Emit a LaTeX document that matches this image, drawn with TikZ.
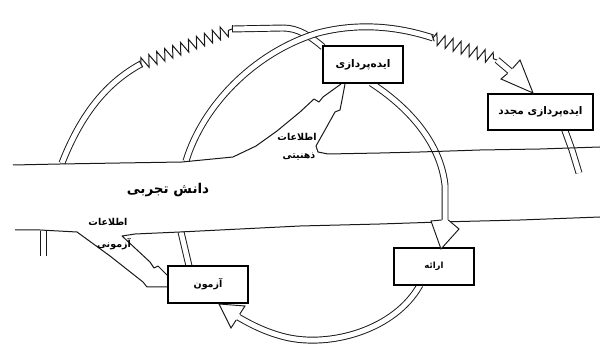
\documentclass[tikz,border=0pt]{standalone}
\usepackage{fontspec}
\usetikzlibrary{decorations.pathmorphing}
\newfontfamily\arabicfont[Script=Arabic]{DejaVu Sans}
\TeXXeTstate=1
\begin{document}
\begin{tikzpicture}[x=1pt,y=-1pt,
  ln/.style={line width=1pt, draw=black!90, line join=round},
  dbl/.style={draw=black!90, line width=0.95pt, double=white, double distance=5pt},
  zz/.style={draw=black!90, line width=1pt, decorate, decoration={zigzag, segment length=8.5pt, amplitude=6pt}},
  box/.style={draw=black, line width=1.3pt, fill=white, inner sep=0pt, font=\arabicfont\bfseries\fontsize{10.5}{12}\selectfont},
  head/.style={draw=black!90, line width=0.95pt, fill=white, line join=miter},
  lbl/.style={inner sep=0pt, font=\arabicfont\bfseries\fontsize{9.5}{11}\selectfont}]
\useasboundingbox (0,0) rectangle (600,344);

\path (363,64.5) coordinate (ideaC) (540.5,112) coordinate (reC) (434,266.5) coordinate (prC) (208,284.5) coordinate (teC);

% outer arc (left part) with spring
\draw[dbl] (62,163) .. controls (82,112) and (108,82) .. (141,64);
\draw[ln] (139.2,60.8) -- (142.8,67.2);
\draw[zz] (141,64) -- (232,29);
\draw[dbl] (232,29) -- (283,28) .. controls (298,28) and (310,36) .. (323,47);
\draw[ln] (232,25.5) -- (232,32.5);

% inner arc rising over to the spring towards re-ideation
\draw[dbl] (186,161) .. controls (203,105) and (255,52) .. (318,33) .. controls (360,22) and (400,27) .. (433,38);
\draw[ln] (431.8,34.7) -- (434.2,41.3);
\draw[zz] (433,38) -- (497,60);
\draw[dbl] (497,60) -- (510,71);

% below re-ideation box
\draw[dbl] (564,128) -- (572,150) -- (579,173);

% stub of outer arc below the band
\draw[dbl] (43.5,231) -- (43.5,256);

% ideation -> presentation
\draw[dbl] (371,83) .. controls (405,105) and (440,140) .. (445,185) -- (445,220);
% presentation -> test
\draw[dbl] (420,285) .. controls (395,330) and (330,348) .. (285,337) .. controls (265,332) and (250,324) .. (238,317);
% test -> band
\draw[dbl] (181,232) -- (189,266);

% band of experiential knowledge (top edge with mental-information flow)
\draw[ln] (13,165) -- (60,164) -- (120,163) -- (182,162) -- (233,157) -- (256,146) -- (277,131) -- (300,112) -- (314,99) -- (319,102) -- (323,97) -- (341,84);
\draw[ln] (345,84) -- (342,100) -- (340,110) -- (335,112) -- (325,130) -- (316,146) -- (318,152) -- (328,154) -- (380,153) -- (420,152) -- (480,150) -- (540,149) -- (600,147);
% bottom edge with test-information flow
\draw[ln] (15,230) -- (40,230) -- (77,232) -- (110,256) -- (143,282) -- (147,287) -- (169,287);
\draw[ln] (169,277) -- (158,266) -- (154,268) -- (150,262) -- (122,236) -- (135,234) -- (180,232) -- (240,229) -- (300,226) -- (380,224) -- (440,222) -- (520,220) -- (600,217);

% boxes
\node[box, minimum width=80pt, minimum height=37pt] (idea) at (ideaC) {\beginR ایده‌پردازی\endR};
\node[box, minimum width=105pt, minimum height=36pt] (reidea) at (reC) {\beginR ایده‌پردازی مجدد\endR};
\node[box, minimum width=80pt, minimum height=37pt, font=\arabicfont\bfseries\fontsize{8.5}{10}\selectfont] (present) at (prC) {\beginR ارائه\endR};
\node[box, minimum width=80pt, minimum height=37pt, font=\arabicfont\bfseries\fontsize{9.5}{11}\selectfont] (test) at (teC) {\beginR آزمون\endR};

% hollow arrow heads
\draw[head] (512.5,68.5) -- (520,60) -- (533,93) -- (501,79) -- (507.5,73.5);
\draw[head] (441.7,220) -- (431,221) -- (441,249) -- (459,229) -- (448.3,220);
\draw[head] (239.8,314) -- (245,306) -- (219,304) -- (231,328) -- (236.2,320);

% labels
\node[lbl, font=\arabicfont\bfseries\fontsize{13.5}{15}\selectfont] (know) at (168,190) {\beginR دانش تجربی\endR};
\node[lbl] (info1) at (297,137) {\beginR اطلاعات\endR};
\node[lbl] (ment) at (299,157) {\beginR ذهنیتی\endR};
\node[lbl] (info2) at (108,222) {\beginR اطلاعات\endR};
\node[lbl] (exam) at (114,244) {\beginR آزمونی\endR};
\end{tikzpicture}
\end{document}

====

§ **Exercise prompt**
Among the lines above, count those containing the word "with" and give nothing but the result.

§ **Correct result**
4